The United States should accept the Russian annexation of Crimea both as a pragmatic matter, and one of principle. In 1990, during negotiations for the re-unification of Germany, the United States promised that there would be no eastward expansion of NATO. That promise has now been broken three times and eleven new nations have been added to the alliance. Ukraine has also entered in partnership with NATO, and at various times, full membership has been discussed. Russia has consistently expressed its disapproval. According to your website, an objective of your trip was “to reinforce support for NATO”. If this weren’t provocative enough, your three-senator delegation went to a front-line military outpost in Shirokino, Ukraine to incite an escalation to the Donbass War. Senator Graham told the assembled soldiers “Your fight is our fight, 2017 will be the year of offense”. The leader of your delegation, Senator McCain, said “I am convinced you will win and we will do everything we can to provide you with what you need to win”.
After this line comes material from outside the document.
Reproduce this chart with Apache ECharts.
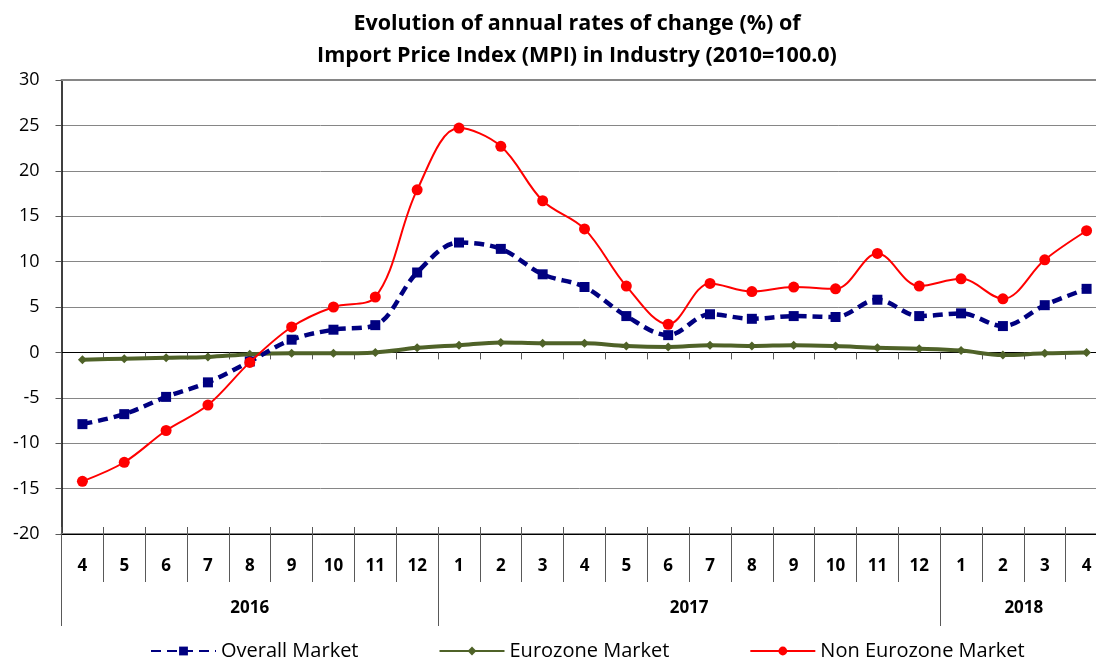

After the speeches were given, you are seen in a video of the New Year’s Eve event accepting what appears to be a gift from one of the uniformed soldiers. With all of the furor over former National Security Advisor Michael Flynn’s resignation, and possible violation of the Logan Act, for discussing alleviation of sanctions with a Russian ambassador, this appears to be a far more serious offense. Not only did your delegation advocate for a foreign policy that was not aligned with that of acting President Obama, it was also contrary to President-elect Trump’s approach to the region. And the results of your advocacy have the potential to be far more deadly than the mere alleviation of sanctions.